On trouve toutes les catégories de bonnes ; des plus consciencieuses aux paresseuses voire aux voleuses de maris. Généralement, quand elles commencent le travail, elles le font à la perfection comme pour avoir la confiance de la maîtresse de maison, et surtout lorsque celle-ci surveille le travail. Mais après quelques jours, ou quand madame a le dos tourné, elles relâchent un peu et n’apportent plus autant d’attention à leur travail.

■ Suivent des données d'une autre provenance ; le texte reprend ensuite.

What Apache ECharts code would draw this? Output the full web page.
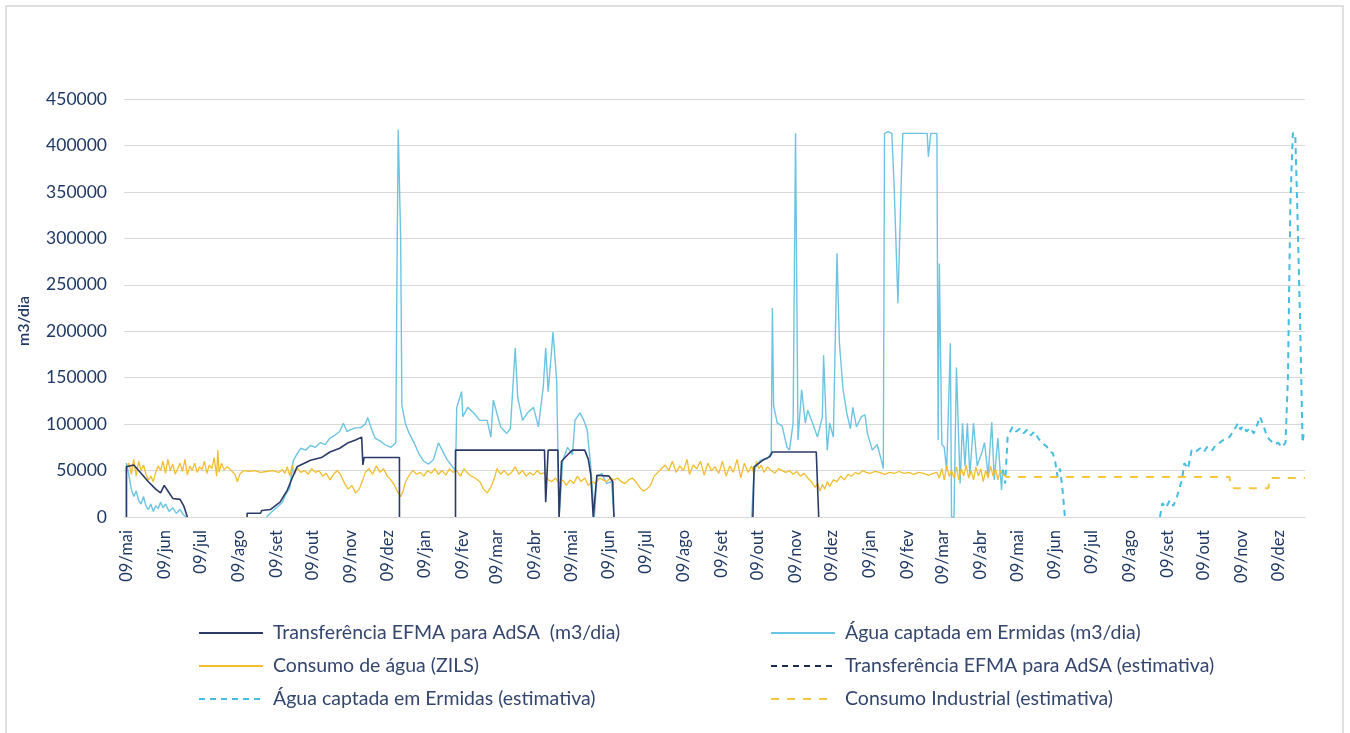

Mais le plus grand danger, c’est que la bonne peut nourrir dans son for intérieur le secret désir de prendre la place de l’épouse. C’est vrai qu’elle fait la cuisine, s’occupe des enfants, lave et repasse les habits, pourquoi ne prendrait-elle pas aussi soin de monsieur. C’est alors que les intriques commencent et si la patronne n’ouvre pas l’œil, elle risque de voir la bonne se transformer en rivale, voire en coépouse si le chef de famille se laisse faire. C’est ici le lieu d’appeler nos épouses non pas à se passer des services des bonnes, mais à ne pas laisser tout ce qui concerne le ménage reposer sur elles. Sinon elles risquent de perdre leur foyer ou d’être contraintes à partager leur époux avec celle qui, hier encore, était la bonne à tout faire.